The soundtrack isn’t disco, mercifully, but some of the clips playing on the massive screen do seem to date back to the early 1980s. The performers have big, heavily sprayed hair, and the fashions are clearly inspired by Thriller-era Michael Jackson and early Madonna. But that’s part of Bollywood Indian Bistro’s eccentric charm. One clip may be from the 1960s, with MGM-style production numbers — dancers in dazzling costumes and sweeping camera angles — and the next could be more recent, like 1995’s Rangeela, with the sexy Jackie Shroff and Urmila Matondkar.
Neither the menu nor the movies need English subtitles, but the restaurant itself has one. Underneath the Bollywood Indian Bistro name on the menu is the tag line “Where Pop Culture and Tradition Collide!”
For the most part, it was a pretty happy collision, but there were a few bumpy spots along the way. Soon after we were seated — and Lou Jane had taken a healthy swig from a vodka and tonic — we ordered an appetizer plate of fried samosas and pakoras. Then we waited for nearly 45 minutes for its arrival. When we asked our server, he simply nodded and said, “It’s coming, it’s coming.” At the 20-minute mark, when Lou Jane was getting particularly annoyed, he smiled and said, “We make you a fresh one.”

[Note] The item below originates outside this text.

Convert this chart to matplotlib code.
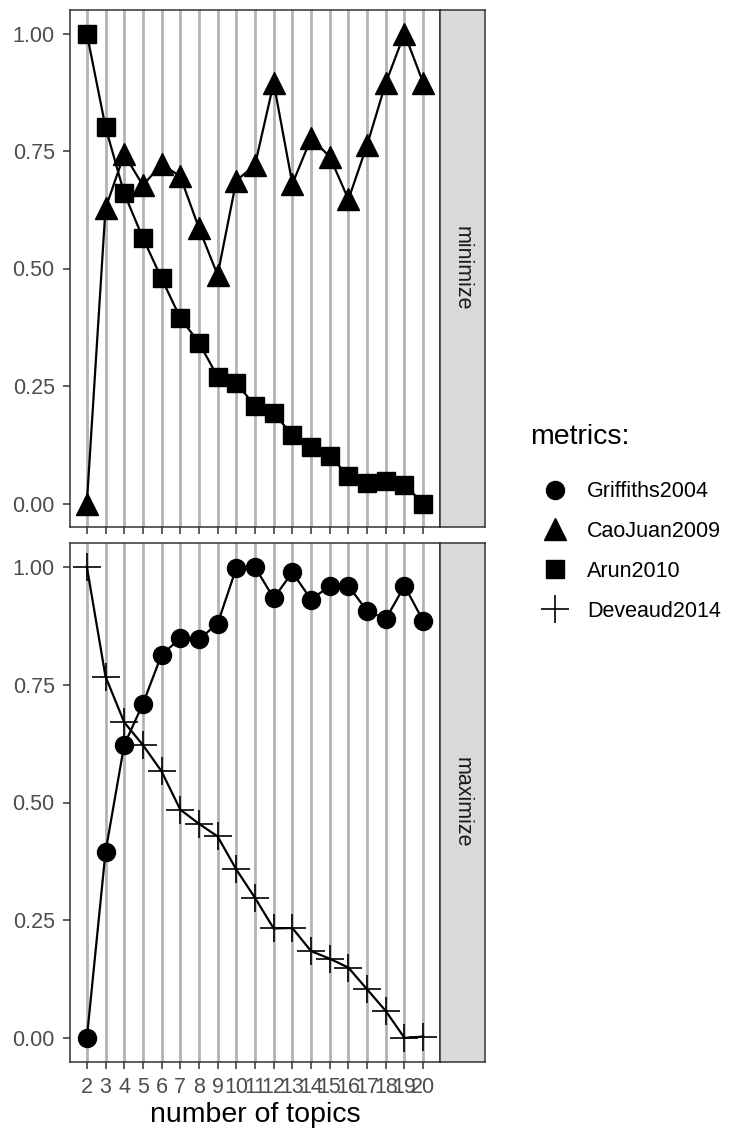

What finally appeared wasn’t too fresh: a lukewarm samosa filled with lamb, bits of battered chicken and a tandoori-baked lamb tidbit or two. It was hardly worth the long intermission.
But things improved dramatically when the dinners arrived. A silvery bowl filled with fragrant lamb biryani was terrific. And the creamy saag paneer, made with puréed spinach and soft cheese, garlic and ginger, was especially good with a pinch of soft, doughy naan still hot from the tandoori oven. Bob didn’t think the butter chicken, blanketed with a smooth tomato-cream sauce, was quite as delectable as Korma Sutra’s version, but we all agreed that the sizzling platter of coriander-seasoned lamb sausages, seekh kebab, buried under sliced onions, was star quality.
The meal didn’t need a climactic finale, but Bob wanted the cardamom-flavored rice pudding (and shared it only begrudgingly). Lou Jane and I nibbled on the mango ice cream and gulab jamun — tasty little milk-dough balls floating in sweet honey syrup. I was biting into one of those tender balls and gazing at the TV screen when I noticed something about all of those short movie scenes: The attractive performers wriggle all over each other, enthusiastically thrusting their breasts, chests and pelvises in every direction, but they never touch lips. A Hindi friend later told me that it’s rare to see kissing on film in conservative India; apparently, audiences are scandalized if they see even a peck on the lips.
But who needs kissing when there are other sensual pleasures, such as heaping a spoonful of smooth mint chutney on a piece of puffy poori? My friends David and Heather agreed when I brought them to the restaurant on a more lively weekend night. They were totally turned on by what they called “all of the sexy details” at Bollywood Indian Bistro. “I love the spicy scent of the dining room, the colors … and the movies,” Heather gushed, pointing to the screen: A swarthy stud in a white polyester suit was performing a kind of Saturday Night Fever number with a starry-eyed gamine in a citrus-colored dress.
This time, there wasn’t a sour note all night. We spooned a satiny black lentil dal makhni over basmati rice and suspected there were aphrodisiac qualities to the luscious chicken methi seasoned with aromatic fenugreek. Unfortunately, the closest I came to having a romantic experience that night was taking an extra helping of spicy beef korma and sopping up the nutty cream sauce with a wedge of onion naan.
David usually orders vegetarian, but I noticed that he was ignoring his excellent vegetable biryani — loaded with carrots, tomato, lima beans, broccoli, baby corn, peppers and cashews — and having a fenugreek frenzy over the chicken methi. Was it the succulent sauce, I wondered, or the tantalizing young beauty swishing her hips up on the movie screen?
“A restaurant like this reminds you that the Indian culture is lively and fun and sexy,” David said, his eyes locked on the movie. “And the place isn’t ugly, like the interior of most Indian restaurants. It’s almost glamorous.”
Well, what would you expect from a place named for Bollywood, the dream capital of India? That’s the amazing thing about Bollywood Indian Bistro. Hidden away in the middle of an Independence shopping center is this remarkable dining room, with soaring ceilings, flashing lights and stunning cinema stars. It’s not like watching a movie. It’s like being in one.